Human/Health-AI communication loop

Reading: Are AI Tools Ready to Answer Patients’ Questions About Their Medical Care?JAMA, 6 March 2026.

OpenAI says that ChatGPT Health is built “to guide patients to health care professionals for diagnosis and treatment.” Unfortunately it currently under-triages emergency conditions and over-triages non-emergency conditions

That’s the headline you might have seen, but the JAMA news article points to another paper with an equally interesting result: 

The limiting factor [in LLM performance] wasn’t just the model’s medical knowledge […] It was the human-AI communication loop: people providing incomplete information, the model misinterpreting key details, and, importantly, people failing to carry forward a relevant diagnostic suggestion that the model did raise during the exchange.

In other words, turning to an LLM for help is harder than it looks.

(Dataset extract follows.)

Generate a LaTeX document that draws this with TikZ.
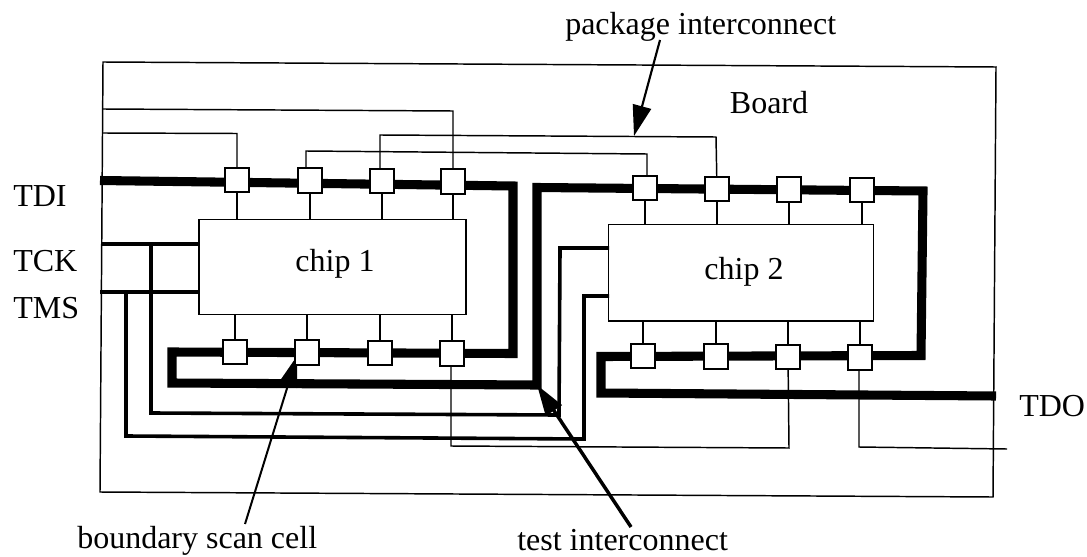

You might not give the relevant information, or the LLM might not ask for it, or you might discard a valid idea. This feels right, as you just don’t know how to tell good from bad—unless you have the medical knowledge to start with.

There’s a clear example in extended data table 2. The scenario is a brain bleed, with one person being told to take it easy and the other correctly told to get to A&E. The difference is one person didn’t mention that their headache came on suddenly.

The situation will improve, I like to think, but for now: “use chatbots only for low-stakes support, such as explaining medical terms, preparing questions for a clinician, and summarizing what they’ve been told.” In my experience, that works well and has been incredibly useful.